[Begin Data excerpts]

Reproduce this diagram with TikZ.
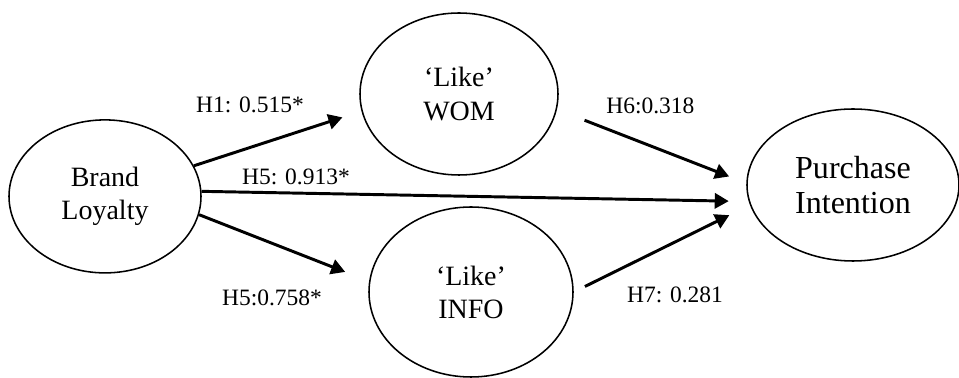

[End Data excerpts]
[Begin Data excerpts]

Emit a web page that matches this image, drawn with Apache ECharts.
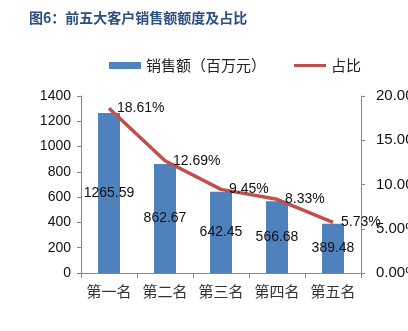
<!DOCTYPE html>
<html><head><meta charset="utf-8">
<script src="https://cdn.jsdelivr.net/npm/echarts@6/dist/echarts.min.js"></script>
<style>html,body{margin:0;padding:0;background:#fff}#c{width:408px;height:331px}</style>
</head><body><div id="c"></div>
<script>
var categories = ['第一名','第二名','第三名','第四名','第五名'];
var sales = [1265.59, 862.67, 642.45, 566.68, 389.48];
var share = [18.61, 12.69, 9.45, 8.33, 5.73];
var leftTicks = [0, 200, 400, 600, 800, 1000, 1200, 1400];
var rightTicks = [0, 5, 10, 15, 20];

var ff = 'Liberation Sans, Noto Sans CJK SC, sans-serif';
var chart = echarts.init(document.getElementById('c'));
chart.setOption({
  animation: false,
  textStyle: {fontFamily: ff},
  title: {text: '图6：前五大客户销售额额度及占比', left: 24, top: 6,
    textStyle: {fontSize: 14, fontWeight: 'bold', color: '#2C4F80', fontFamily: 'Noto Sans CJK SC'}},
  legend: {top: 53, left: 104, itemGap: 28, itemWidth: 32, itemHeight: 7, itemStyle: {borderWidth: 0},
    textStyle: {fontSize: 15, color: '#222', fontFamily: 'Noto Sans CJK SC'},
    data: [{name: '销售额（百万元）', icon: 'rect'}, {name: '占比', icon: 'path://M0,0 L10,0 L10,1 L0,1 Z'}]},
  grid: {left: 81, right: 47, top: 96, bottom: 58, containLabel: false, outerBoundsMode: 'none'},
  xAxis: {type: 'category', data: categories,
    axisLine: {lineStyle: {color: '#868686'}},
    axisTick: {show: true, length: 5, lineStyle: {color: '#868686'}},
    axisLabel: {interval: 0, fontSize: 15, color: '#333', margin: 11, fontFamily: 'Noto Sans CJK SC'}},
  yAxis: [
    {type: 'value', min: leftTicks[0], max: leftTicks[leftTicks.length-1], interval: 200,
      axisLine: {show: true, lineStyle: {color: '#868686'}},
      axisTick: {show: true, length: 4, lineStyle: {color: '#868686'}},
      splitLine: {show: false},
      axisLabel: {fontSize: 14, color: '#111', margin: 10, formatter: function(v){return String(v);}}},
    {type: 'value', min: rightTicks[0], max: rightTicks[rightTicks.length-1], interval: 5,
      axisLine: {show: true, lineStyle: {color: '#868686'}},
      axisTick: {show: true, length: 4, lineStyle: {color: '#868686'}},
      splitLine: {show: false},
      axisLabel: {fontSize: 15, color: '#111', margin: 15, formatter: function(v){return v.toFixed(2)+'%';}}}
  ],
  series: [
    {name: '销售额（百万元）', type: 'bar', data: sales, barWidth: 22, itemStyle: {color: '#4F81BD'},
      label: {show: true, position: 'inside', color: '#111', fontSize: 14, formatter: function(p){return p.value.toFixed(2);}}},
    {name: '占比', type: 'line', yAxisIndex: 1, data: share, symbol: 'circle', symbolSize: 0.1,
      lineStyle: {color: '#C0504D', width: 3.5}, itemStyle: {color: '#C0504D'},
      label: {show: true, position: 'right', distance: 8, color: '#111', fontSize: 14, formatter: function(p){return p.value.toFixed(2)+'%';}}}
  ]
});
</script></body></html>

[End Data excerpts]
[Begin Data excerpts]

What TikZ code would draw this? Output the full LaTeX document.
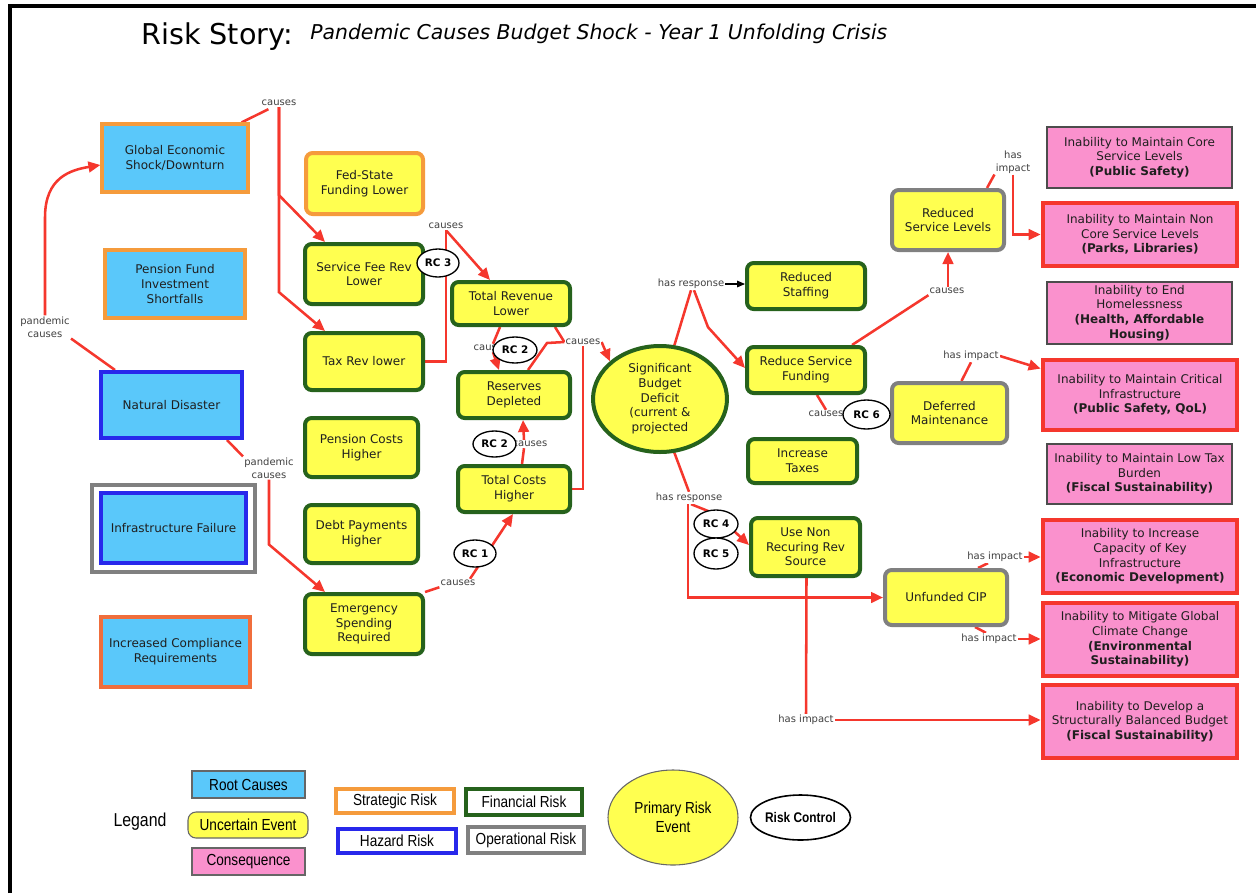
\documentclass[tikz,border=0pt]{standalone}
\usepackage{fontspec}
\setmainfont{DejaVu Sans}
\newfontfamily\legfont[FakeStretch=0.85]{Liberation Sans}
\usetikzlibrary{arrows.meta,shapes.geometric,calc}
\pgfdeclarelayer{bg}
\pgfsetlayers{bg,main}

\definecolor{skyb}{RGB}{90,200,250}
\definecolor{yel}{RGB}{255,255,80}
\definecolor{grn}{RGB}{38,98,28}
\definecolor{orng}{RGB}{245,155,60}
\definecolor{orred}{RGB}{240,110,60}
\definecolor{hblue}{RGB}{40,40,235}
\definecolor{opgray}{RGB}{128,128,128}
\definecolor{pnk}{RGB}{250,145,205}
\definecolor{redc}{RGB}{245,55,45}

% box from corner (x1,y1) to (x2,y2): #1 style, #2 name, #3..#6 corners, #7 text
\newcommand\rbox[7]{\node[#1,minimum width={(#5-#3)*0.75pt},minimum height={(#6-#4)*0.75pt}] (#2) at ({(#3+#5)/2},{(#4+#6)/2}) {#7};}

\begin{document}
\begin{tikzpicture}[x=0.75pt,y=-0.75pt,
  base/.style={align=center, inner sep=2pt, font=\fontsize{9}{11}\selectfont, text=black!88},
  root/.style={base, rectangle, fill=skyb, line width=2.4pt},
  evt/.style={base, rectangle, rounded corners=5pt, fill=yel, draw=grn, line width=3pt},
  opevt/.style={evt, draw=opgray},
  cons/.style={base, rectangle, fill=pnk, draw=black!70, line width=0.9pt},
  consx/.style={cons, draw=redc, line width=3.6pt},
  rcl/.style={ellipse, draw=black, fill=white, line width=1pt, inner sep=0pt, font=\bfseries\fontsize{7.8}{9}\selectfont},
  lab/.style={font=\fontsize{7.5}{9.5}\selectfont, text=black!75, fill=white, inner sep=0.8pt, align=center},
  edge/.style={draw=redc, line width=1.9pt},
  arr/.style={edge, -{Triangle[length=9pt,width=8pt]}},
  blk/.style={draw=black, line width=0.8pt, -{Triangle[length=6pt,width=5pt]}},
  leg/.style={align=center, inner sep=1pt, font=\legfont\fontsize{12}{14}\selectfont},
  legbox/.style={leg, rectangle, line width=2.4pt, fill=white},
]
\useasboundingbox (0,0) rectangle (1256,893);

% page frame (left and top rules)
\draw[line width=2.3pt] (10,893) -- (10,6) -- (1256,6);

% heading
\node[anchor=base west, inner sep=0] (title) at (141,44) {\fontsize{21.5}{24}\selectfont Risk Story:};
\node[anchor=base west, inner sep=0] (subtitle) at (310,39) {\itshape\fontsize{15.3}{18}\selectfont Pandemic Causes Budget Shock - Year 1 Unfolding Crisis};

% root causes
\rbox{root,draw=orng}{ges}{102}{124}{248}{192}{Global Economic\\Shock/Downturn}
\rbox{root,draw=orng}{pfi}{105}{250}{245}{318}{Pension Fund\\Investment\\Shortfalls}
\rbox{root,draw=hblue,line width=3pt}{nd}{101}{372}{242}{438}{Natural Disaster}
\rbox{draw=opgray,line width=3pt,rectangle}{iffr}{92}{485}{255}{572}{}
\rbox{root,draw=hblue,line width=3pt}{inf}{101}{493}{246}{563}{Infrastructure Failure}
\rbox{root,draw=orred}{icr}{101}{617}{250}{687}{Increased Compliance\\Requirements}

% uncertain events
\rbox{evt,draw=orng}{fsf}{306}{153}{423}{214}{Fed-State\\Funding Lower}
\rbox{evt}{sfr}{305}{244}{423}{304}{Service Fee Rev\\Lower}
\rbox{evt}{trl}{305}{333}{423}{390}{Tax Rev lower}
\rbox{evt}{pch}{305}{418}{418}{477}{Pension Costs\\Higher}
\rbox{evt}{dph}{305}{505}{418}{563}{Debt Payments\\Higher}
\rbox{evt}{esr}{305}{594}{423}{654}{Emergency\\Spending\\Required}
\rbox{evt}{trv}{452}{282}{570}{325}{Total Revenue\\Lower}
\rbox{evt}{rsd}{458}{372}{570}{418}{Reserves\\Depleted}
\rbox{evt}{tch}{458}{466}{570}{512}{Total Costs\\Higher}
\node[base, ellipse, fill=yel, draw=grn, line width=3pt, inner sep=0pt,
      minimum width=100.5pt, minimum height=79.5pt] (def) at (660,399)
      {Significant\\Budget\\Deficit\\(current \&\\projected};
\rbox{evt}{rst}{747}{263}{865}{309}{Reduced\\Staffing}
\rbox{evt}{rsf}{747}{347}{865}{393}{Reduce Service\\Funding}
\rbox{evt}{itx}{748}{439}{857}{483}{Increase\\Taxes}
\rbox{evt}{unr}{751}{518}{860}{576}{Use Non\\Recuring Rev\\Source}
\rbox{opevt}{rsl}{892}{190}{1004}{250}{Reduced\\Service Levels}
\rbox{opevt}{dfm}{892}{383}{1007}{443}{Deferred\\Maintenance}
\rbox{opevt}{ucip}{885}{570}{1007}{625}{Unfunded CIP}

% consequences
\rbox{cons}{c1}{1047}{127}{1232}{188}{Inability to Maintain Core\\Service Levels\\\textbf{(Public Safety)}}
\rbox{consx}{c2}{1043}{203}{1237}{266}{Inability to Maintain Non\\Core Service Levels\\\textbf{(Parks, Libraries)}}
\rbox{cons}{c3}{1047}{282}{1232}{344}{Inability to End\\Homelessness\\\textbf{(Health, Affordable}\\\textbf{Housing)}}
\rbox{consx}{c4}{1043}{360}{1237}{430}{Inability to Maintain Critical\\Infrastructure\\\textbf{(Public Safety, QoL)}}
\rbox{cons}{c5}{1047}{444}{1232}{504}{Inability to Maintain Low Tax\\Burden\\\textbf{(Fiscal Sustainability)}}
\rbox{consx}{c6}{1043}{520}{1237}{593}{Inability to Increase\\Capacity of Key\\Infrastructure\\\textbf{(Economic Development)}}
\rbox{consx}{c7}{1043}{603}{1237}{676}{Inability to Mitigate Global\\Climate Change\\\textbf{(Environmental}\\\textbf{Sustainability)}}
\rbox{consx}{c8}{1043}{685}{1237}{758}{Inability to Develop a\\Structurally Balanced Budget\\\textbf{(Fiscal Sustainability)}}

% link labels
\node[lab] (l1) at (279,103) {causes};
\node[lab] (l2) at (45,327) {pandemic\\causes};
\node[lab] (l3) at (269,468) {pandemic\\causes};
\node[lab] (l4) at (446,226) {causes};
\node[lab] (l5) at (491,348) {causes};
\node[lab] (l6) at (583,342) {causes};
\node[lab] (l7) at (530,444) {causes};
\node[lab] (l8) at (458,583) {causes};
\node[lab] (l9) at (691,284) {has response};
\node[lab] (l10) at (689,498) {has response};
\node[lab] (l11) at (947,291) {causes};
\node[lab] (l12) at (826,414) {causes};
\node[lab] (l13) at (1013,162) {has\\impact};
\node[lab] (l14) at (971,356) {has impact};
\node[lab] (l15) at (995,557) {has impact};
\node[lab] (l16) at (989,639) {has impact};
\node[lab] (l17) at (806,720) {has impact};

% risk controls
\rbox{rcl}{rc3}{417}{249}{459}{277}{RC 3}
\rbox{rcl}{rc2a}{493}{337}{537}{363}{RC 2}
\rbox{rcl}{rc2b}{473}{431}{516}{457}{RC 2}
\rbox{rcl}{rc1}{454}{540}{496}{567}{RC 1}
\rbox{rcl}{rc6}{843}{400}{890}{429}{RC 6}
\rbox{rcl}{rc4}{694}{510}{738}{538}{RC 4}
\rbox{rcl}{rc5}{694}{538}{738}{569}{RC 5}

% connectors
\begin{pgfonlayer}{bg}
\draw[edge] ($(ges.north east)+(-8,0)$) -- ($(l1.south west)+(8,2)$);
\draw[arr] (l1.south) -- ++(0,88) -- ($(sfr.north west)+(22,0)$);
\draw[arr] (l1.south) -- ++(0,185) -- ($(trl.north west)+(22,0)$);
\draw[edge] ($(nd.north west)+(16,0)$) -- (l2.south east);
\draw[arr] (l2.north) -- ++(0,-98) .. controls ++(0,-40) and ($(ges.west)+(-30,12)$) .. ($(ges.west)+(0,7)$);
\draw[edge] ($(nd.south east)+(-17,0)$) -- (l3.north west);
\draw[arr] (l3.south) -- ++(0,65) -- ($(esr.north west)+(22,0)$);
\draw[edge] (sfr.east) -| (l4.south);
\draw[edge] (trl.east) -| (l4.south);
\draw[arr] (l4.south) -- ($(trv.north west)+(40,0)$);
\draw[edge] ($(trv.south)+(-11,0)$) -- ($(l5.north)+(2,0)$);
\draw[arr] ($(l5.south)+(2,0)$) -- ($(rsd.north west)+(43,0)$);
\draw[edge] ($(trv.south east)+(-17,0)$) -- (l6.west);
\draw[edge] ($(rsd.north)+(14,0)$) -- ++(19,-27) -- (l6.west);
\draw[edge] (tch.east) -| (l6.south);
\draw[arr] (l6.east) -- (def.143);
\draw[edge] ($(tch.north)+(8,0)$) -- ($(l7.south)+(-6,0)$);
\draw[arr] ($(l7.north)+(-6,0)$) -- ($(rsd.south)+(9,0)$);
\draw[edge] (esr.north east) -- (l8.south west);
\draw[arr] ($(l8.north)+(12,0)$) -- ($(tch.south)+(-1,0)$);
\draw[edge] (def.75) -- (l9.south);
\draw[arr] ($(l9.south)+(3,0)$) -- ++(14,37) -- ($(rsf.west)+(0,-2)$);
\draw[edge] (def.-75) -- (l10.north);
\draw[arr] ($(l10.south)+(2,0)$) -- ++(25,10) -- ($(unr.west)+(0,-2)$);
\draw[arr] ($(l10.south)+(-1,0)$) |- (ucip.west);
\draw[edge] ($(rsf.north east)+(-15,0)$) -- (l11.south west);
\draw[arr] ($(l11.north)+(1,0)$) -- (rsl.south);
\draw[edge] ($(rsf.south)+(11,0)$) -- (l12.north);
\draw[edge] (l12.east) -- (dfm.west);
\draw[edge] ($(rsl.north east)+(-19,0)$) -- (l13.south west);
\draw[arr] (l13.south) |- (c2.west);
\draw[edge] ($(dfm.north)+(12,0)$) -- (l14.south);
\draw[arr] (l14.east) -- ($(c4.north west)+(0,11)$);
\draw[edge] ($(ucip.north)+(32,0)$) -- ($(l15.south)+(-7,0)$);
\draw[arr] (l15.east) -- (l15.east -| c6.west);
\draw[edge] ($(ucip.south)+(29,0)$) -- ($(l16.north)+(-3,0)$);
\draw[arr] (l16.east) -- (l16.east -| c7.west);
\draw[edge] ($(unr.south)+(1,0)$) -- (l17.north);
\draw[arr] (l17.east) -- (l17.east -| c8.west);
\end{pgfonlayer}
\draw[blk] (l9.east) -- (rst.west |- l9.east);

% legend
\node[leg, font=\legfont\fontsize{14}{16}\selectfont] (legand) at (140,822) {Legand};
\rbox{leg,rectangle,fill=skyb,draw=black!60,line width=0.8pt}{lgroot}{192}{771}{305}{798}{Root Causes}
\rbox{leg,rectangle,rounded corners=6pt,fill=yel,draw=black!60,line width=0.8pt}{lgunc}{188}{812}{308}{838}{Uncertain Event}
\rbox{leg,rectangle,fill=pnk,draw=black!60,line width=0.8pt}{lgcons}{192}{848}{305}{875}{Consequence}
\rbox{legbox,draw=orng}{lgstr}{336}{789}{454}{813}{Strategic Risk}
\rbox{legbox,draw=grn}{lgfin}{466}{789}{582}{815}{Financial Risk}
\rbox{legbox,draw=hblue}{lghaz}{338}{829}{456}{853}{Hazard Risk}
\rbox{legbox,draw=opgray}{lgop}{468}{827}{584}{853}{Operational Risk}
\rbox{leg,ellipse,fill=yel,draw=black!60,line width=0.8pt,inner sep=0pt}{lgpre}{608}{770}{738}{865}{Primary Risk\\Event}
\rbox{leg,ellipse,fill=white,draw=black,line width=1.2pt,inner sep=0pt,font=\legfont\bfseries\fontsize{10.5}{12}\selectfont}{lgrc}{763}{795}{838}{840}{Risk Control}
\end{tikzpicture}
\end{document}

[End Data excerpts]

→ Task objective
In the entries above, find the line that contains "Emit a web page" and the line that contains "var rightTicks = [0, 5, 10, 15, 20];". Reproduce exactly those two lines and every line between them, but not the pictures.

→ Correct output
Emit a web page that matches this image, drawn with Apache ECharts.
<!DOCTYPE html>
<html><head><meta charset="utf-8">
<script src="https://cdn.jsdelivr.net/npm/echarts@6/dist/echarts.min.js"></script>
<style>html,body{margin:0;padding:0;background:#fff}#c{width:408px;height:331px}</style>
</head><body><div id="c"></div>
<script>
var categories = ['第一名','第二名','第三名','第四名','第五名'];
var sales = [1265.59, 862.67, 642.45, 566.68, 389.48];
var share = [18.61, 12.69, 9.45, 8.33, 5.73];
var leftTicks = [0, 200, 400, 600, 800, 1000, 1200, 1400];
var rightTicks = [0, 5, 10, 15, 20];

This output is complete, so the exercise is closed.